> [Data excerpt]
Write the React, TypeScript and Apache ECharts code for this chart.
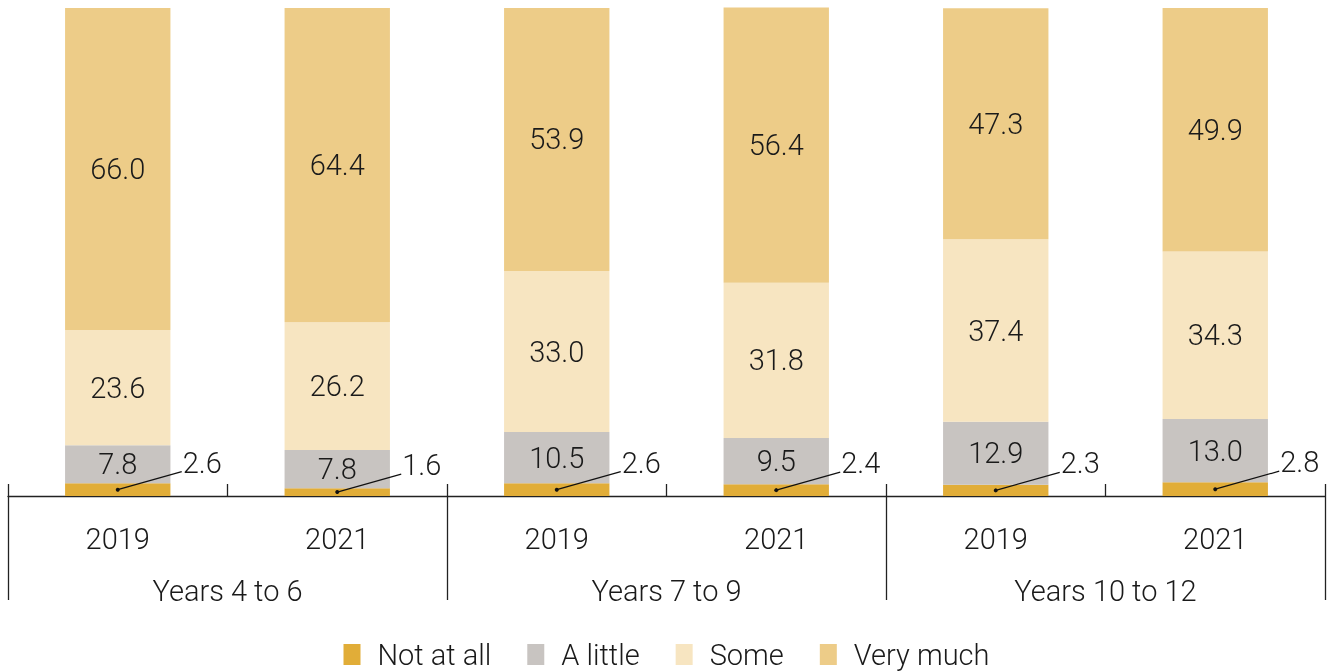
import React, { useEffect, useRef } from "react";
import * as echarts from "echarts";

const categories = ["2019", "2021", "2019", "2021", "2019", "2021"];
const groups = ["Years 4 to 6", "Years 7 to 9", "Years 10 to 12"];
const notAtAll = [2.6, 1.6, 2.6, 2.4, 2.3, 2.8];
const aLittle = [7.8, 7.8, 10.5, 9.5, 12.9, 13.0];
const some = [23.6, 26.2, 33.0, 31.8, 37.4, 34.3];
const veryMuch = [66.0, 64.4, 53.9, 56.4, 47.3, 49.9];

const seriesNames = ["Not at all", "A little", "Some", "Very much"];
const colors = ["#E1AD38", "#C8C4C1", "#F7E5C1", "#EDCC88"];

const FONT = "Roboto";
const TEXT = "#1a1a1a";
const FS = 29;

export default function App() {
  const ref = useRef<HTMLDivElement>(null);
  useEffect(() => {
    if (!ref.current) return;
    const chart = echarts.init(ref.current, undefined, { renderer: "svg" });
    const values = [notAtAll, aLittle, some, veryMuch];
    const barSeries = values.map((d, i) => ({
      name: seriesNames[i],
      type: "bar",
      stack: "total",
      barWidth: "48%",
      data: d,
      itemStyle: { color: colors[i] },
      label: {
        show: i > 0,
        position: "inside",
        color: TEXT,
        fontFamily: FONT,
        fontWeight: 300,
        fontSize: FS,
        formatter: (p: any) => Number(p.value).toFixed(1),
      },
      z: 2,
    }));
    const option = {
      animation: false,
      textStyle: { fontFamily: FONT },
      grid: { left: 8, right: 8, top: 3, bottom: 176, containLabel: false },
      legend: {
        data: seriesNames,
        top: 640,
        padding: 0,
        left: "center",
        itemWidth: 17,
        itemHeight: 21,
        itemGap: 36,
        icon: "rect",
        textStyle: {
          fontFamily: FONT,
          fontWeight: 300,
          fontSize: FS,
          lineHeight: 29,
          color: TEXT,
          padding: [0, 0, 0, 12],
        },
      },
      xAxis: [
        {
          type: "category",
          data: categories,
          position: "bottom",
          offset: 0,
          axisLine: { show: true, lineStyle: { color: "#222", width: 1.3 } },
          axisTick: { show: true, inside: true, length: 12, interval: 0, lineStyle: { color: "#222", width: 1.3 } },
          axisLabel: { interval: 0, margin: 28, color: TEXT, fontFamily: FONT, fontWeight: 300, fontSize: FS },
        },
        {
          type: "category",
          data: groups,
          position: "bottom",
          offset: 0,
          axisLine: { show: false },
          axisTick: { show: true, inside: false, length: 104, interval: 0, lineStyle: { color: "#222", width: 1.3 } },
          axisLabel: { interval: 0, margin: 80, color: TEXT, fontFamily: FONT, fontWeight: 300, fontSize: FS },
        },
      ],
      yAxis: { type: "value", min: 0, max: 101, show: false },
      series: [
        ...barSeries,
        {
          type: "custom",
          name: "notAtAllLabels",
          xAxisIndex: 0,
          yAxisIndex: 0,
          z: 5,
          data: notAtAll.map((v, i) => [i, v]),
          encode: { x: 0, y: 1 },
          renderItem: (params: any, api: any) => {
            const p = api.coord([api.value(0), api.value(1) / 2]);
            return {
              type: "group",
              children: [
                { type: "circle", shape: { cx: p[0], cy: p[1], r: 2 }, style: { fill: "#111" } },
                {
                  type: "line",
                  shape: { x1: p[0], y1: p[1], x2: p[0] + 64, y2: p[1] - 18 },
                  style: { stroke: "#111", lineWidth: 1.2 },
                },
                {
                  type: "text",
                  x: p[0] + 65,
                  y: p[1] - 27,
                  style: {
                    text: Number(api.value(1)).toFixed(1),
                    fill: TEXT,
                    font: `300 ${FS}px ${FONT}`,
                    verticalAlign: "middle",
                    align: "left",
                  },
                },
              ],
            };
          },
        },
      ],
    };
    chart.setOption(option as any);
    return () => chart.dispose();
  }, []);
  return <div ref={ref} style={{ position: "fixed", left: 0, top: 0, width: 1333, height: 672 }} />;
}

> [Aim of the exercise] Copy out every line that includes the word "React".

> [Finished task]
Write the React, TypeScript and Apache ECharts code for this chart.
import React, { useEffect, useRef } from "react";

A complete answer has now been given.